Thanks to reader Faith Pentland for sharing the article.
And finally, check out the incredible true story of a man who was told at 65 that he had six months to live, moved to Portugal to spend his final days, and when death didn’t come as promised, launched new careers as a banker, horse breeder, and wine maker. He lived to be 105.
Your Turn
Do you have any role models of gracious, joyful aging? Please share with the rest of us.

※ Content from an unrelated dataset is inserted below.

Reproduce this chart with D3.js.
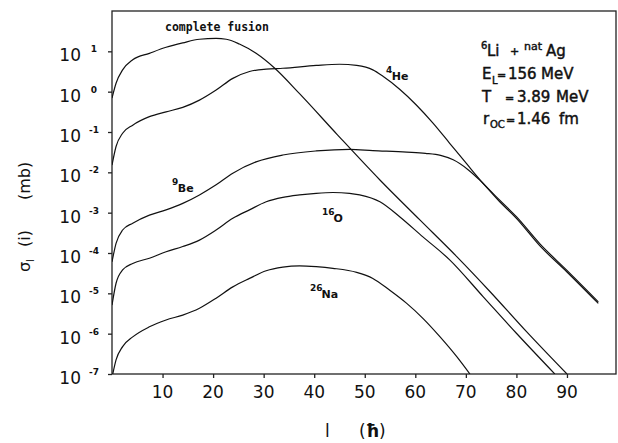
<!DOCTYPE html>
<html>
<head>
<meta charset="utf-8">
<script src="https://cdn.jsdelivr.net/npm/d3@7"></script>
<style>
  body { margin: 0; background: #fff; }
  svg { display: block; }
  text { fill: #111; }
</style>
</head>
<body>
<div class="main-container"></div>
<script>
// l (units of hbar) and log10 of sigma_l(i) in mb
const fusionL   = [0, 0.8, 2.1, 4.1, 7.4, 10.7, 14, 17.3, 20.6, 22.6, 25.2, 28.5, 32.2, 37.1, 44.6, 53, 60.9, 68.2, 74.8, 82, 90];
const fusionLog = [-0.16, 0.21, 0.54, 0.79, 0.95, 1.10, 1.21, 1.30, 1.32, 1.30, 1.18, 0.95, 0.58, -0.05, -1.07, -2.19, -3.18, -4.09, -4.96, -5.95, -7.0];

const heL   = [0, 0.8, 2.1, 4.1, 7.4, 10.7, 14, 17.3, 20.6, 23.9, 27.2, 30.5, 33.8, 40.4, 45, 48.4, 51.6, 53.6, 56.9, 60.2, 63.5, 66.8, 70.1, 73.4, 76.7, 80, 84.7, 90, 96.2];
const heLog = [-1.82, -1.36, -1.03, -0.83, -0.62, -0.50, -0.39, -0.21, 0.04, 0.33, 0.50, 0.56, 0.58, 0.65, 0.68, 0.65, 0.54, 0.38, 0.06, -0.33, -0.78, -1.28, -1.78, -2.27, -2.69, -3.10, -3.78, -4.43, -5.21];

const beL   = [0, 0.8, 2.1, 4.1, 7.4, 10.7, 14, 17.3, 20.6, 23.9, 28.5, 33.8, 40.4, 47, 51.6, 58.3, 62, 65, 67.5, 70.5, 72.8, 76.7, 80, 84.7, 90, 96.2];
const beLog = [-4.22, -3.76, -3.43, -3.26, -3.06, -2.93, -2.77, -2.56, -2.31, -2.02, -1.74, -1.57, -1.47, -1.43, -1.46, -1.50, -1.53, -1.58, -1.69, -1.94, -2.20, -2.73, -3.14, -3.83, -4.47, -5.25];

const oL   = [0, 0.8, 2.1, 4.1, 7.4, 10.7, 14, 17.3, 20.6, 23.9, 27.2, 30.5, 33.8, 37.1, 40.4, 43.7, 47, 49, 53, 56.9, 61.5, 66.8, 73.4, 80, 87.6];
const oLog = [-5.29, -4.75, -4.42, -4.26, -4.13, -3.97, -3.84, -3.68, -3.43, -3.14, -2.93, -2.73, -2.62, -2.56, -2.52, -2.50, -2.52, -2.56, -2.73, -3.10, -3.60, -4.17, -5.08, -5.99, -7.0];

const naL   = [0.15, 0.8, 2.1, 4.1, 7.4, 10.7, 14, 17.3, 20.6, 23.9, 27.2, 30.5, 33.8, 37.1, 40.4, 43.7, 48.4, 51.6, 54.9, 58.3, 61.5, 64.9, 68.2, 70.8];
const naLog = [-7.0, -6.65, -6.32, -6.08, -5.83, -5.66, -5.54, -5.37, -5.12, -4.84, -4.63, -4.44, -4.35, -4.32, -4.34, -4.38, -4.48, -4.63, -4.92, -5.25, -5.62, -6.08, -6.57, -7.0];

const xTicks = [10, 20, 30, 40, 50, 60, 70, 80, 90];
const yExponents = [-7, -6, -5, -4, -3, -2, -1, 0, 1];

const width = 618, height = 443;
const plot = {left: 112, right: 616, top: 11, bottom: 374};

const svg = d3.select(".main-container")
  .append("svg")
  .attr("width", width)
  .attr("height", height);

const x = d3.scaleLinear()
  .domain([0, 99.7])
  .range([plot.left, plot.right]);

const y = d3.scaleLog()
  .domain([1e-7, 1e2])
  .range([plot.bottom, plot.top]);

svg.append("clipPath")
  .attr("id", "plot-clip")
  .append("rect")
  .attr("x", plot.left)
  .attr("y", plot.top)
  .attr("width", plot.right - plot.left)
  .attr("height", plot.bottom - plot.top);

// frame
svg.append("rect")
  .attr("x", plot.left)
  .attr("y", plot.top)
  .attr("width", plot.right - plot.left)
  .attr("height", plot.bottom - plot.top)
  .attr("fill", "none")
  .attr("stroke", "#222")
  .attr("stroke-width", 1.3);

// ticks
svg.append("g")
  .attr("transform", `translate(${plot.left},0)`)
  .call(d3.axisLeft(y).tickValues(yExponents.map(e => 10 ** e)).tickSize(4).tickFormat(""));
svg.append("g")
  .attr("transform", `translate(0,${plot.bottom})`)
  .call(d3.axisBottom(x).tickValues(xTicks).tickSize(4).tickFormat(""));
svg.selectAll(".domain").remove();
svg.selectAll(".tick line").attr("stroke", "#222").attr("stroke-width", 1.3);

// y tick labels: 10 with raised exponent
const yLab = svg.append("g")
  .attr("font-family", "'DejaVu Sans', sans-serif");
yExponents.forEach(e => {
  const ty = y(10 ** e);
  yLab.append("text")
    .attr("x", 81)
    .attr("y", ty + 10)
    .attr("text-anchor", "end")
    .attr("font-size", 17)
    .text("10");
  yLab.append("text")
    .attr("x", 94)
    .attr("y", ty + 1)
    .attr("text-anchor", "middle")
    .attr("font-size", 9)
    .attr("font-weight", "bold")
    .text(e < 0 ? "-" + Math.abs(e) : e);
});

// x tick labels
svg.append("g")
  .attr("font-family", "'DejaVu Sans', sans-serif")
  .selectAll("text")
  .data(xTicks)
  .join("text")
  .attr("x", d => x(d))
  .attr("y", 398)
  .attr("text-anchor", "middle")
  .attr("font-size", 17)
  .text(d => d);

// curves
const series = [
  {l: fusionL, v: fusionLog},
  {l: heL, v: heLog},
  {l: beL, v: beLog},
  {l: oL, v: oLog},
  {l: naL, v: naLog}
];

const line = d3.line()
  .x(d => x(d[0]))
  .y(d => y(10 ** d[1]))
  .curve(d3.curveMonotoneX);

svg.append("g")
  .attr("clip-path", "url(#plot-clip)")
  .selectAll("path")
  .data(series)
  .join("path")
  .attr("fill", "none")
  .attr("stroke", "#111")
  .attr("stroke-width", 1.2)
  .attr("d", s => line(d3.zip(s.l, s.v)));

// curve labels
const lab = svg.append("g")
  .attr("font-family", "'DejaVu Sans', sans-serif")
  .attr("font-weight", "bold");

lab.append("text")
  .attr("x", 165).attr("y", 31)
  .attr("font-family", "'DejaVu Sans Mono', monospace")
  .attr("font-size", 11.5)
  .text("complete fusion");

function isotope(xp, yp, mass, name) {
  lab.append("text").attr("x", xp).attr("y", yp - 7).attr("font-size", 9).text(mass);
  lab.append("text").attr("x", xp + mass.length * 5.8).attr("y", yp).attr("font-size", 11).text(name);
}
isotope(386, 80, "4", "He");
isotope(172, 192, "9", "Be");
isotope(322, 222, "16", "O");
isotope(310, 298, "26", "Na");

// reaction parameters
const info = svg.append("g")
  .attr("font-family", "'DejaVu Sans', sans-serif")
  .attr("stroke", "#111")
  .attr("stroke-width", 0.45);
function put(xp, yp, size, str) {
  info.append("text").attr("x", xp).attr("y", yp).attr("font-size", size).text(str);
}
put(481, 49, 10, "6");
put(487, 56, 15, "Li");
put(510, 55, 11, "+");
put(524, 50, 11, "nat");
put(546, 56, 15, "Ag");

put(482, 79, 15, "E");
put(492, 84, 10, "L");
put(497, 79, 11, "=");
put(508, 79, 15, "156");
put(541, 79, 15, "MeV");

put(482, 102, 15, "T");
put(505, 102, 11, "=");
put(517, 102, 15, "3.89");
put(556, 102, 15, "MeV");

put(483, 124, 15, "r");
put(490, 128, 10, "OC");
put(506, 124, 11, "=");
put(517, 124, 15, "1.46");
put(559, 124, 15, "fm");

// axis titles
const xt = svg.append("g").attr("font-family", "'DejaVu Sans', sans-serif").attr("font-size", 17);
xt.append("text").attr("x", 325).attr("y", 437).text("l");
xt.append("text").attr("x", 359).attr("y", 437).html("(<tspan font-weight='bold'>ħ</tspan>)");

const yt = svg.append("g")
  .attr("transform", "translate(30,272) rotate(-90)")
  .attr("font-family", "'DejaVu Sans', sans-serif")
  .attr("font-size", 16);
yt.append("text").attr("x", 0).attr("y", 0).text("σ");
yt.append("text").attr("x", 10).attr("y", 4).attr("font-size", 10).text("l");
yt.append("text").attr("x", 25).attr("y", 0).text("(i)");
yt.append("text").attr("x", 72).attr("y", 0).text("(mb)");
</script>
</body>
</html>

Jimmy Carter comes to mind...
Good timing on the publication of this piece. Not 24 hours ago I was discussing this very topic with fellow ex-13-30/Whittle Communications editor Tom Lombardo of Atlanta. At age 71, Tom is working on his doctoral dissertation in English literature. At age 67, I'm finishing my second year of law school. For both of us, the so called age of retirement is actually an age of retrenchment. We have no illusions that anyone will hire us post graduation. But we are both imbued with confidence that somehow we'll continue to find ways to apply old and new knowledge and experiences to someone's benefit – teaching for him, helping the legally disenfranchised for me. Thankfully, the urgency of having to make a living has faded for both of us. Sadly, I see others (not all, of course) of my age bracket and financial status leaving multi-decade careers and soon at a loss for purpose or direction. To those folks I humbly suggest, live like Klaus, a popular adage here in Colorado. A skiwear entrepreneur and Aspen resident, Klaus Obermeyer (https://obermeyer.com/company-history/klaus-obermeyer) still skis at age 101, having begun the sport as a three-year-old in his native Bavaria. He still works at his clothing company and aims to live at least to age 103 so that he can boast of a century of skiing. The end of long career need not spell the end of purpose, the key to a long life. All of us can find purpose at any life stage, as the excellent examples in your post demonstrate, Don. Go for it. Crank up the next life stage. Live like Klaus.